Quand j'eusse peu prendre quelque autre façon que la mienne
ordinaire, et quelque autre forme plus honorable et meilleure, je
ne l'eusse pas faict : car je ne veux tirer de ces escrits,
sinon qu'ils me representent à vostre memoire, au naturel. Ces
mesmes conditions et facultez, que vous avez pratiquées et
recueillies, Madame, avec beaucoup plus d'honneur et de courtoisie
qu'elles ne meritent, je les veux loger (mais sans alteration et
changement) en un corps solide, qui puisse durer quelques années,
ou quelques jours apres moy, où vous les retrouverez, quand il vous
plaira vous en refreschir la memoire, sans prendre autrement la
peine de vous en souvenir : aussi ne le vallent elles pas. Je
desire que vous continuez en moy, la faveur de vostre amitié, par
ces mesmes qualitez, par le moyen desquelles, elle a esté produite.

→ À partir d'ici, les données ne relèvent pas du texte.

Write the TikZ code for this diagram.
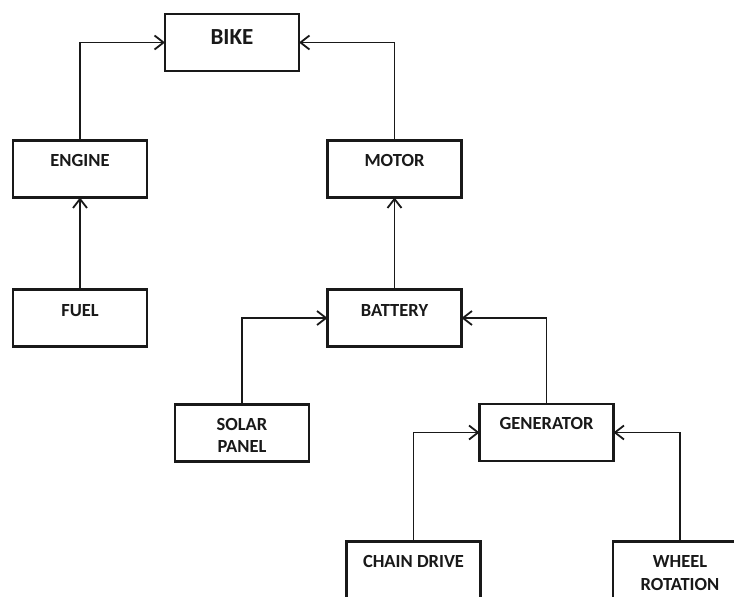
\documentclass[tikz,border=0pt]{standalone}
\usepackage{fontspec}
\setmainfont{Carlito}
\usetikzlibrary{arrows.meta}
\tikzset{
  box/.style={draw=black!90, line width=2.4pt, fill=white, minimum width=134pt, minimum height=57pt, inner sep=0pt, outer sep=0pt},
  lbl/.style={inner sep=0pt, anchor=base, align=center, text=black!90, font=\bfseries\fontsize{18.5}{22.5}\selectfont},
  biglbl/.style={lbl, font=\bfseries\fontsize{23}{27}\selectfont},
  arr/.style={draw=black!90, line width=1.8pt, -{Straight Barb[length=9pt,width=14pt,line width=1.8pt]}}
}
\begin{document}
\begin{tikzpicture}[x=1pt,y=-1pt]
\useasboundingbox (0,0) rectangle (734,597);
\clip (0,0) rectangle (734,597);
\node[box] (bike) at (232,42.5) {};
\node[box] (engine) at (80,169) {};
\node[box] (motor) at (394.5,169) {};
\node[box] (fuel) at (80,318) {};
\node[box] (battery) at (394.5,318) {};
\node[box] (solar) at (242,433) {};
\node[box] (generator) at (546.5,432.5) {};
\node[box] (chain) at (413.5,570) {};
\node[box] (wheel) at (680,570) {};

\node[biglbl] (bike-t) at ([yshift=-30pt]bike.north) {BIKE};
\node[lbl] (engine-t) at ([yshift=-25.5pt]engine.north) {ENGINE};
\node[lbl] (motor-t) at ([yshift=-25.5pt]motor.north) {MOTOR};
\node[lbl] (fuel-t) at ([yshift=-26.5pt]fuel.north) {FUEL};
\node[lbl] (battery-t) at ([yshift=-26.5pt]battery.north) {BATTERY};
\node[lbl] (solar-t) at ([yshift=-48pt]solar.north) {SOLAR\\PANEL};
\node[lbl] (generator-t) at ([yshift=-25.5pt]generator.north) {GENERATOR};
\node[lbl] (chain-t) at ([yshift=-26pt]chain.north) {CHAIN DRIVE};
\node[lbl] (wheel-t) at ([yshift=-48.5pt]wheel.north) {WHEEL\\ROTATION};

\draw[arr] (engine.north) |- (bike.west);
\draw[arr] (motor.north) |- (bike.east);
\draw[arr] (fuel.north) -- (engine.south);
\draw[arr] (battery.north) -- (motor.south);
\draw[arr] (solar.north) |- (battery.west);
\draw[arr] (generator.north) |- (battery.east);
\draw[arr] (chain.north) |- (generator.west);
\draw[arr] (wheel.north) |- (generator.east);
\end{tikzpicture}
\end{document}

Je ne cherche aucunement qu'on m'ayme et estime mieux, mort, que
vivant.
    L'humeur de Tybere est ridicule, et commune pourtant, qui avoit
plus de soin d'estendre sa renommée à l'advenir, qu'il n'avoit de
se rendre estimable et aggreable aux hommes de son temps.
    Si j'estoy de ceux, à qui le monde peut devoir loüange, je l'en
quitteroy pour la moitié, et qu'il me la payast d'avance :
Qu'elle se hastast et ammoncelast tout autour de moy, plus espesse
qu'alongée, plus pleine que durable. Et qu'elle s'evanouist
hardiment, quand et ma cognoissance, et quand ce doux son ne
touchera plus mes oreilles.
    Ce seroit une sotte humeur, d'aller à cet'heure, que je suis
prest d'abandonner le commerce des hommes, me produire à eux, par
une nouvelle recommandation. Je ne fay nulle recepte des biens que
je n'ay peu employer à l'usage de ma vie. Quel que je soye, je le
veux estre ailleurs qu'en papier. Mon art et mon industrie ont esté
employez à me faire valoir moy-mesme. Mes estudes, à m'apprendre à
faire, non pas à escrire. J'ay mis tous mes efforts à former ma
vie. Voyla mon mestier et mon ouvrage. Je suis moins faiseur de
livres, que de nulle autre besongne. J'ay desiré de la suffisance,
pour le service de mes commoditez presentes et essentielles, non
pour en faire magasin, et reserve à mes heritiers.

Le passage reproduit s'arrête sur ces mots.